After leaving my middle school, Rolling Hills, and being separated from one of my best friends since elementary school, I was scared I would never make another friend who was as important to me. Thankfully, I found someone who was able to just be real with me and never gave me any false truths or negative thoughts. I lost contact with him as time passed, but I will never forget the friendship he gave me through some of my absolute lowest points. On top of the friends I made while attending Westmont, the friends I was introduced to outside of school have truly made me a much, much better person. Meeting new people is probably one of the most terrifying things that anyone could go through; however, after hanging out with my friend who had transferred schools and meeting the people he had grown close to, I realized that we all are merely trying to get by through life. These people I slowly met created some of the happiest memories I will cherish for the rest of my life, and have formed a bond with me so tightly knit through hardship and stupid shenanigans that I refer to them as an extension of my family.

Sophomore year was most likely the rising action of my story.

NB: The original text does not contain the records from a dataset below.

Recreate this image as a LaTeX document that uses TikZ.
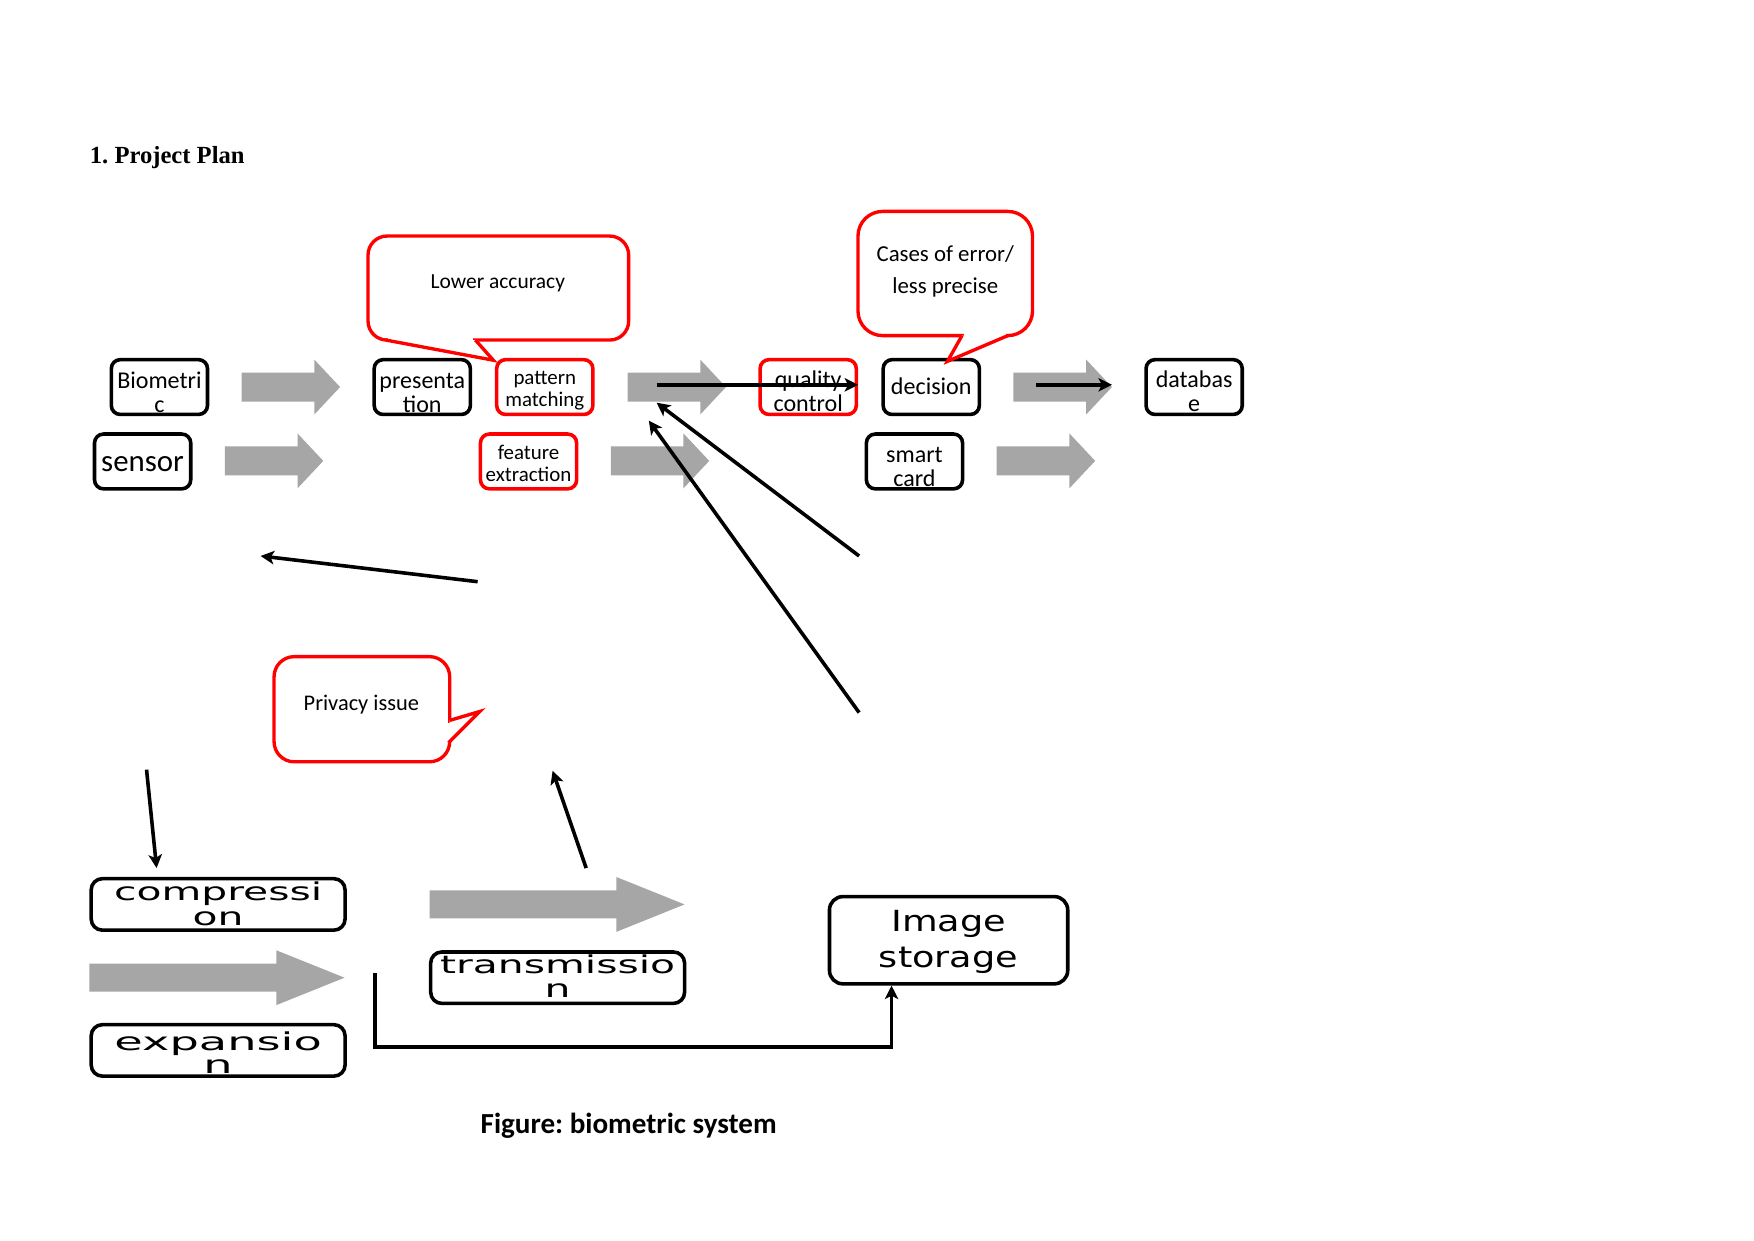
\documentclass[tikz,border=0pt]{standalone}
\usepackage{fontspec}
\setmainfont{Carlito}
\newfontfamily\titlefont{Liberation Serif}
\newfontfamily\widefont{DejaVu Sans}
\usetikzlibrary{arrows.meta}
\definecolor{garrow}{HTML}{A6A6A6}
\definecolor{cred}{HTML}{FF0000}
\frenchspacing
\newcommand\wline[2]{\scalebox{#1}[1]{#2}}
\newcommand\garw[3]{%
  \fill[garrow] (#1,#3-13) -- (#2-23,#3-13) -- (#2-23,#3-24.5) -- (#2,#3) -- (#2-23,#3+24.5) -- (#2-23,#3+13) -- (#1,#3+13) -- cycle;}
\newcommand\gbarw[3]{%
  \fill[garrow] (#1,#3-12.5) -- (#2-61,#3-12.5) -- (#2-61,#3-24.5) -- (#2,#3) -- (#2-61,#3+24.5) -- (#2-61,#3+12.5) -- (#1,#3+12.5) -- cycle;}
\tikzset{
  bbox/.style={draw=black, line width=1.6pt, rounded corners=4pt, minimum width=43pt, minimum height=24.5pt, inner sep=0pt, fill=white},
  rbox/.style={bbox, draw=cred},
  wbox/.style={bbox, minimum width=113.5pt, minimum height=23pt, rounded corners=5pt},
  lbl/.style={align=center, inner sep=0pt, anchor=base, font=\fontsize{10.75}{10.75}\selectfont},
  slbl/.style={lbl, font=\fontsize{9.35}{9.8}\selectfont},
  wlbl/.style={align=center, inner sep=0pt, anchor=base},
  blk/.style={line width=1.6pt, -{Stealth[length=6pt,width=6pt,inset=1.5pt]}},
  bubble/.style={draw=cred, line width=1.5pt, fill=white},
  tailside/.style={draw=cred, line width=1.5pt, line join=miter},
}
\begin{document}
\begin{tikzpicture}[x=0.5pt,y=-0.5pt]
\fill[white] (0,0) rectangle (1568,1109);
\useasboundingbox (0,0) rectangle (1568,1109);

% title and caption
\node[anchor=base west, inner sep=0pt, font=\titlefont\bfseries\fontsize{11}{13}\selectfont] (title) at (80,146) {1. Project Plan};
\node[anchor=base, inner sep=0pt, font=\bfseries\fontsize{13}{15}\selectfont] (caption) at (562,1013) {Figure: biometric system};

% grey block arrows
\garw{216}{304}{346}
\garw{201}{289}{412}
\garw{561}{649}{346}
\garw{546}{634}{412}
\garw{906}{994}{346}
\garw{891}{979}{412}
\gbarw{384}{612}{808.5}
\gbarw{80}{308}{874}

% boxes
\node[bbox] (bio) at (142.5,346) {};
\node[bbox] (sensor) at (127.5,412.5) {};
\node[bbox] (pres) at (377.5,346) {};
\node[rbox] (pm) at (487,346) {};
\node[rbox] (fe) at (472.5,412.5) {};
\node[rbox] (qc) at (722.5,346) {};
\node[bbox] (dec) at (832.5,346) {};
\node[bbox] (sc) at (817.5,412.5) {};
\node[bbox] (db) at (1067.5,346) {};
\node[wbox] (comp) at (195,808.5) {};
\node[wbox] (trans) at (498.5,874) {};
\node[wbox] (expn) at (195,939) {};
\node[bbox, minimum width=106.5pt, minimum height=39pt, rounded corners=6pt] (istor) at (848,840.5) {};

% box texts (anchor = baseline of the last line)
\node[lbl] (bio-t) at (142.5,369) {Biometri\\c};
\node[lbl, font=\fontsize{13.8}{14}\selectfont] (sensor-t) at (127.5,421.5) {sensor};
\node[lbl] (pres-t) at (377.5,369) {presenta\\tion};
\node[slbl] (pm-t) at (487,363.5) {pattern\\matching};
\node[slbl] (fe-t) at (472.5,430.6) {feature\\extraction};
\node[lbl] (qc-t) at (722.5,368) {quality\\control};
\node[lbl] (dec-t) at (832.5,353) {decision};
\node[lbl] (sc-t) at (817.5,435) {smart\\card};
\node[lbl] (db-t) at (1067.5,368) {databas\\e};
\node[wlbl, font=\widefont\fontsize{11}{11}\selectfont] (comp-t) at (195,827) {\wline{1.66}{compressi}\\\wline{1.66}{on}};
\node[wlbl, font=\widefont\fontsize{11}{11}\selectfont] (trans-t) at (498.5,892) {\wline{1.66}{transmissio}\\\wline{1.66}{n}};
\node[wlbl, font=\widefont\fontsize{11}{10.5}\selectfont] (expn-t) at (195,960) {\wline{1.88}{expansio}\\\wline{1.88}{n}};
\node[wlbl, font=\widefont\fontsize{13}{16}\selectfont] (istor-t) at (848,865) {\wline{1.26}{Image}\\\wline{1.26}{storage}};

% callout: Lower accuracy
\draw[bubble, rounded corners=8.5pt] (329,211) rectangle (562,304);
\fill[white] (347,300) -- (423,300) -- (423,308) -- (347,308) -- cycle;
\fill[white] (345,304) -- (441,322) -- (425,304) -- cycle;
\draw[tailside] (425,304) -- (441,322) -- (345,304);
\node[inner sep=0pt, font=\fontsize{9.6}{11}\selectfont] (la) at (445,253) {Lower accuracy};

% callout: Cases of error
\draw[bubble, rounded corners=11pt] (767,189) rectangle (923,300);
\fill[white] (862,296) -- (899,296) -- (899,304) -- (862,304) -- cycle;
\fill[white] (860,300) -- (847,323) -- (901,300) -- cycle;
\draw[tailside] (860,300) -- (847,323) -- (901,300);
\node[lbl, font=\fontsize{10.2}{14.5}\selectfont] (ce) at (845,262.5) {Cases of error/\\less precise};

% callout: Privacy issue
\draw[bubble, rounded corners=9pt] (245,587) rectangle (402,681);
\fill[white] (398,646) -- (406,646) -- (406,662) -- (398,662) -- cycle;
\fill[white] (402,644) -- (429,636) -- (401,664) -- cycle;
\draw[tailside] (402,644) -- (429,636) -- (401,664);
\node[inner sep=0pt, font=\fontsize{10}{12}\selectfont] (pi) at (323,630) {Privacy issue};

% black arrows
\coordinate (a1s) at (587,344);
\draw[blk] (a1s) -- (a1s -| qc.east);
\coordinate (a2s) at (926,344);
\coordinate (a2e) at (994,344);
\draw[blk] (a2s) -- (a2e);
\coordinate (a3s) at (768,497);
\coordinate (a3e) at (587,360);
\draw[blk] (a3s) -- (a3e);
\coordinate (a4s) at (768,637);
\coordinate (a4e) at (580,376);
\draw[blk] (a4s) -- (a4e);
\coordinate (a5s) at (427,520);
\coordinate (a5e) at (233,497);
\draw[blk] (a5s) -- (a5e);
\coordinate (a6s) at (131,688);
\coordinate (a6e) at (140,776);
\draw[blk] (a6s) -- (a6e);
\coordinate (a7s) at (524,776);
\coordinate (a7e) at (494,689);
\draw[blk] (a7s) -- (a7e);
\coordinate (a8s) at (335,870);
\coordinate (a8c1) at (335,936);
\coordinate (a8c2) at (797,936);
\draw[blk] (a8s) -- (a8c1) -- (a8c2) -- (a8c2 |- istor.south);
\end{tikzpicture}
\end{document}
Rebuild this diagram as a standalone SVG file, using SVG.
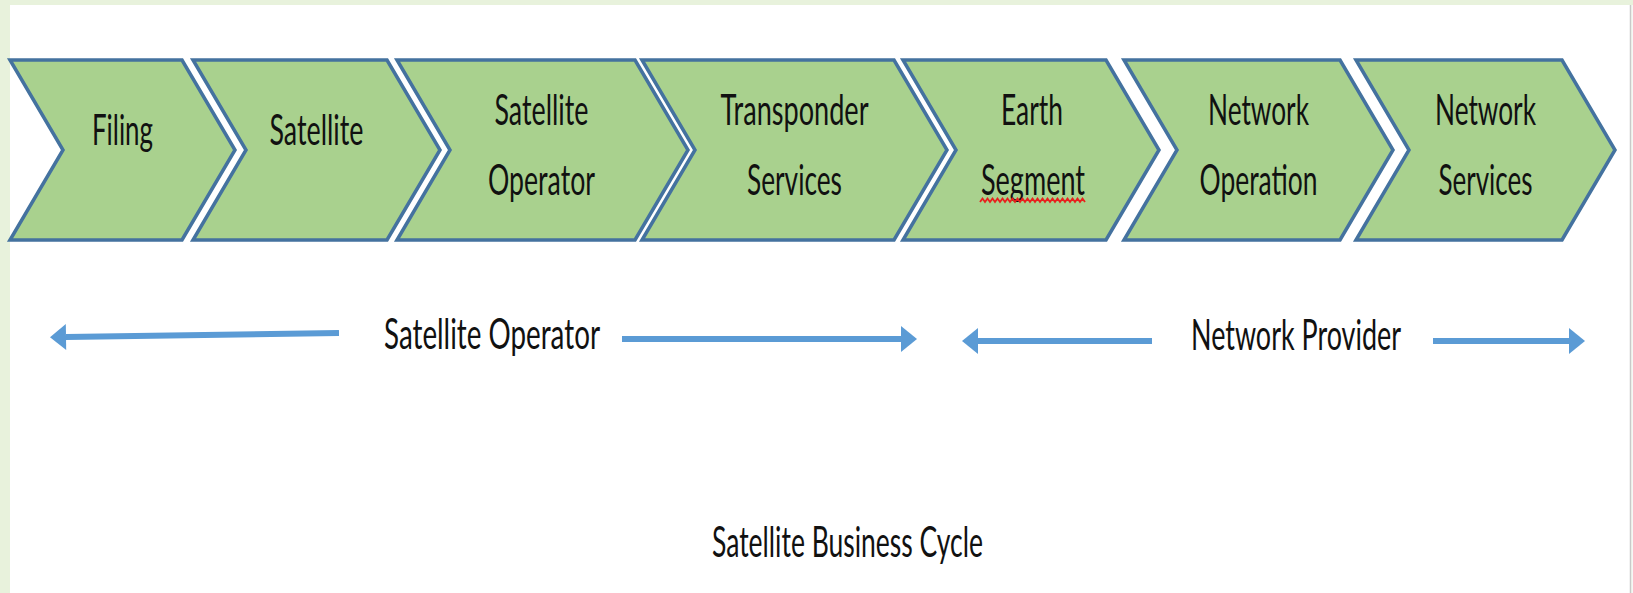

I had ended a long-tenured relationship and found a new peace with being alone. I wished for it never to end and to have full control of my life for what felt like the first time in ages. This all changed when I was introduced to a short, brown-haired girl in my chemistry class. I did not go all in on the first day; I was simply living my best life, having fun in class, and going about my days, ready for the next. In all honesty, I have forgotten the details of everything over time, but I will never forget the first homecoming dance we went to together and how I met her family before taking her to be my date. I have tried many times to encapsulate the feelings of comfort, happiness, and love that I feel every time I am with her into words, but each time, I have failed, in my opinion, terribly. Even when my memories fade, and I become an old, retired man trying to live out his days in peace, I will never forget everything I have gained through this relationship.

Entering Room 58 for the first time, as cliche as it is, I never realized how powerful my time in that class would be. Mr. Evans has provided me with so much wisdom and knowledge that I cannot begin to describe how much he has shaped my life. His guidance and acceptance have been vital to my time in his class, and I cannot begin to thank him for everything he’s done for me. The hardest part of leaving high school is definitely leaving his class and realizing that I only have one month until my last issue of The Shield will be released while I am an editor.

Every single person I have met and grown with these past four years will always be one of the brightest sections of my life—no matter what else happens in the future.